We aren't unreasonable here at Montlake. We know that there are some serious changes going on and we will be closed by the very school district who allowed the building to get so bad in the first place. I hope that there is some very serious long-term consideration in moving this great program and PTA and then potentially disbanding it a year later after the reassignment plan. I imagine the Lowell idea would float better if there was some sort of "guarantee" for continuity for Montlake residents. Sigh.
This makes me so sad. My kids "pick up" our neighbors everyday and the four kids walk to and from school together. Kids grab each other for playdates all the time because we live around the corner from each other. We always run into school friends at the park, the library, the pub, the coffee shop, the community center--all within four blocks of our home.

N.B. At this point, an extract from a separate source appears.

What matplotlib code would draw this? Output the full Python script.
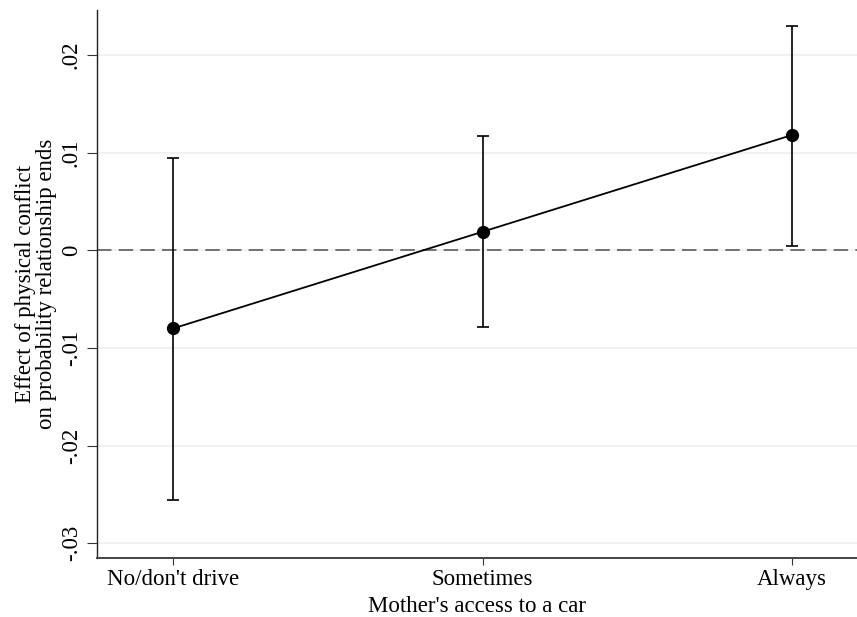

When this matter has been raised with the Superintendent, she has stated that it is a matter for the PTA Council to take up. I agree with you. The differences are creating the equivalent of private schools in our public school district and Central Office has zero clout over the the schools with the big fundraising capacities.
These, of course, are also the disabilities free zones in the district.
Second, the notion of closing Montlake and moving the program and students to Lowell seems convoluted and creates new transportation costs.
Lowell could remain 1/2 APP, special ed, and gen ed reference school with a boundary line further west than Stevens current line, offering relief to the undercapacity issue for QA/Magnolia as well as what I understand to be an undercapacity issue for Stevens. It could also replace BF Day as the dual-cluster offering to QA/ Magnolia.
Of course, the students currently at Montlake would have to go somewhere, and that would be Lowell. It would strictly be transitional because new students rising in that area would be in the Stevens reference area.
An alternative - one which would not make much sense to the district, but would make sense to everyone living in the Central Cluster - would be to leave the Montlake community where they are, and have the Lowell reference area reach south towards T T Minor.
Bring the 206 T T Minor students into Lowell and you will have the socio-economic and ethnic mix the District wants (more so than from bringing Montlake to Lowell). It would also disturb fewer communities. Too few.
The problem with the Lowell/TT Minor mix is that it does not eliminate enough excess seats. The District would have to close another Central Cluster elementary. By process of elimination, that would be either Thurgood Marshall or Leschi.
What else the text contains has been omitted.